§ PROBLEM DESCRIPTION
Reproduce the listing below without changes, except that pictures are left out.

begin DATA SEGMENT

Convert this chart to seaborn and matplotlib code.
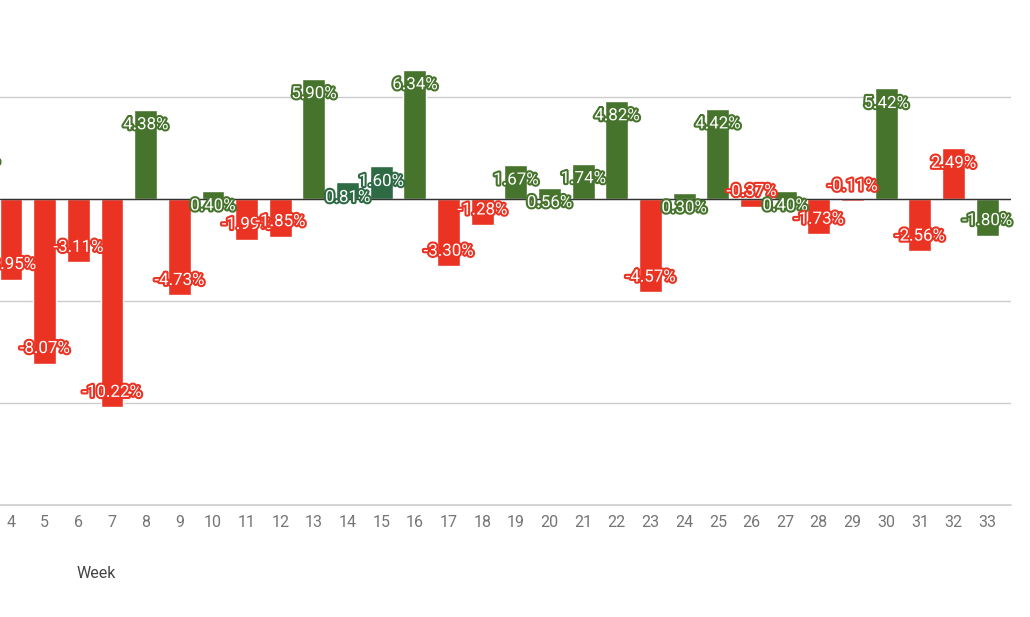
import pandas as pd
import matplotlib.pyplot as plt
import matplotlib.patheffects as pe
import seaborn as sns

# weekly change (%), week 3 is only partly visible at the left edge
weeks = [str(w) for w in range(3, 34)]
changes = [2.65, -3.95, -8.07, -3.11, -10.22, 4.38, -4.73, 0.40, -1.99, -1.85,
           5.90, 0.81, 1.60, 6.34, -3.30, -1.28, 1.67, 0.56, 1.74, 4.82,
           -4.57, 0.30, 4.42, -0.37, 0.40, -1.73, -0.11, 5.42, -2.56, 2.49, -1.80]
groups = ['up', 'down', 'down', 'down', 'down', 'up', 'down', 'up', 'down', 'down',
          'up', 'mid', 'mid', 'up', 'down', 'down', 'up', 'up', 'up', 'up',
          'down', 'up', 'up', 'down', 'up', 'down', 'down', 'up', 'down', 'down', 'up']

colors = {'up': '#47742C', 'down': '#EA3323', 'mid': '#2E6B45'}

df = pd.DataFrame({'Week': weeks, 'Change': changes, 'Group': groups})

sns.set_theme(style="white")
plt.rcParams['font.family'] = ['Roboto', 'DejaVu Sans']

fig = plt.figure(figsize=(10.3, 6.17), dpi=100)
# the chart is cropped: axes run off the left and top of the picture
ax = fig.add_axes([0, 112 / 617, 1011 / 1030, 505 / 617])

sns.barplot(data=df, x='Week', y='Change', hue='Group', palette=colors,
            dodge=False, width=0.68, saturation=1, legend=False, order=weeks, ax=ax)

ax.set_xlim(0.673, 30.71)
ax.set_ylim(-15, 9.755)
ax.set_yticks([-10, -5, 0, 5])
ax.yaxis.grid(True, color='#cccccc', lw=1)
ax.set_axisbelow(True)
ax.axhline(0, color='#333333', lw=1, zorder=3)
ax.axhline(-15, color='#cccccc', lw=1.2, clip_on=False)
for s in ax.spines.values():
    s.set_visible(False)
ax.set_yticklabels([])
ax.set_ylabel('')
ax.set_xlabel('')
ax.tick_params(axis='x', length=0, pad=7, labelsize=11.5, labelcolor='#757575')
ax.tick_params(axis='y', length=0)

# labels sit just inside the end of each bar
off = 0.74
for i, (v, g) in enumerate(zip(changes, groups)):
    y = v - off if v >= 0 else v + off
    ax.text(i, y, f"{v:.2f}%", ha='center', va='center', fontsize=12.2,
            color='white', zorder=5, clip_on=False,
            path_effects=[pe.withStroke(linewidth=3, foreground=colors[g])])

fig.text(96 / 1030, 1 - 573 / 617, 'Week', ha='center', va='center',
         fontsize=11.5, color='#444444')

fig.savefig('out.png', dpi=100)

end DATA SEGMENT

§ THE RESPONSE
Convert this chart to seaborn and matplotlib code.
import pandas as pd
import matplotlib.pyplot as plt
import matplotlib.patheffects as pe
import seaborn as sns

# weekly change (%), week 3 is only partly visible at the left edge
weeks = [str(w) for w in range(3, 34)]
changes = [2.65, -3.95, -8.07, -3.11, -10.22, 4.38, -4.73, 0.40, -1.99, -1.85,
           5.90, 0.81, 1.60, 6.34, -3.30, -1.28, 1.67, 0.56, 1.74, 4.82,
           -4.57, 0.30, 4.42, -0.37, 0.40, -1.73, -0.11, 5.42, -2.56, 2.49, -1.80]
groups = ['up', 'down', 'down', 'down', 'down', 'up', 'down', 'up', 'down', 'down',
          'up', 'mid', 'mid', 'up', 'down', 'down', 'up', 'up', 'up', 'up',
          'down', 'up', 'up', 'down', 'up', 'down', 'down', 'up', 'down', 'down', 'up']

colors = {'up': '#47742C', 'down': '#EA3323', 'mid': '#2E6B45'}

df = pd.DataFrame({'Week': weeks, 'Change': changes, 'Group': groups})

sns.set_theme(style="white")
plt.rcParams['font.family'] = ['Roboto', 'DejaVu Sans']

fig = plt.figure(figsize=(10.3, 6.17), dpi=100)
# the chart is cropped: axes run off the left and top of the picture
ax = fig.add_axes([0, 112 / 617, 1011 / 1030, 505 / 617])

sns.barplot(data=df, x='Week', y='Change', hue='Group', palette=colors,
            dodge=False, width=0.68, saturation=1, legend=False, order=weeks, ax=ax)

ax.set_xlim(0.673, 30.71)
ax.set_ylim(-15, 9.755)
ax.set_yticks([-10, -5, 0, 5])
ax.yaxis.grid(True, color='#cccccc', lw=1)
ax.set_axisbelow(True)
ax.axhline(0, color='#333333', lw=1, zorder=3)
ax.axhline(-15, color='#cccccc', lw=1.2, clip_on=False)
for s in ax.spines.values():
    s.set_visible(False)
ax.set_yticklabels([])
ax.set_ylabel('')
ax.set_xlabel('')
ax.tick_params(axis='x', length=0, pad=7, labelsize=11.5, labelcolor='#757575')
ax.tick_params(axis='y', length=0)

# labels sit just inside the end of each bar
off = 0.74
for i, (v, g) in enumerate(zip(changes, groups)):
    y = v - off if v >= 0 else v + off
    ax.text(i, y, f"{v:.2f}%", ha='center', va='center', fontsize=12.2,
            color='white', zorder=5, clip_on=False,
            path_effects=[pe.withStroke(linewidth=3, foreground=colors[g])])

fig.text(96 / 1030, 1 - 573 / 617, 'Week', ha='center', va='center',
         fontsize=11.5, color='#444444')

fig.savefig('out.png', dpi=100)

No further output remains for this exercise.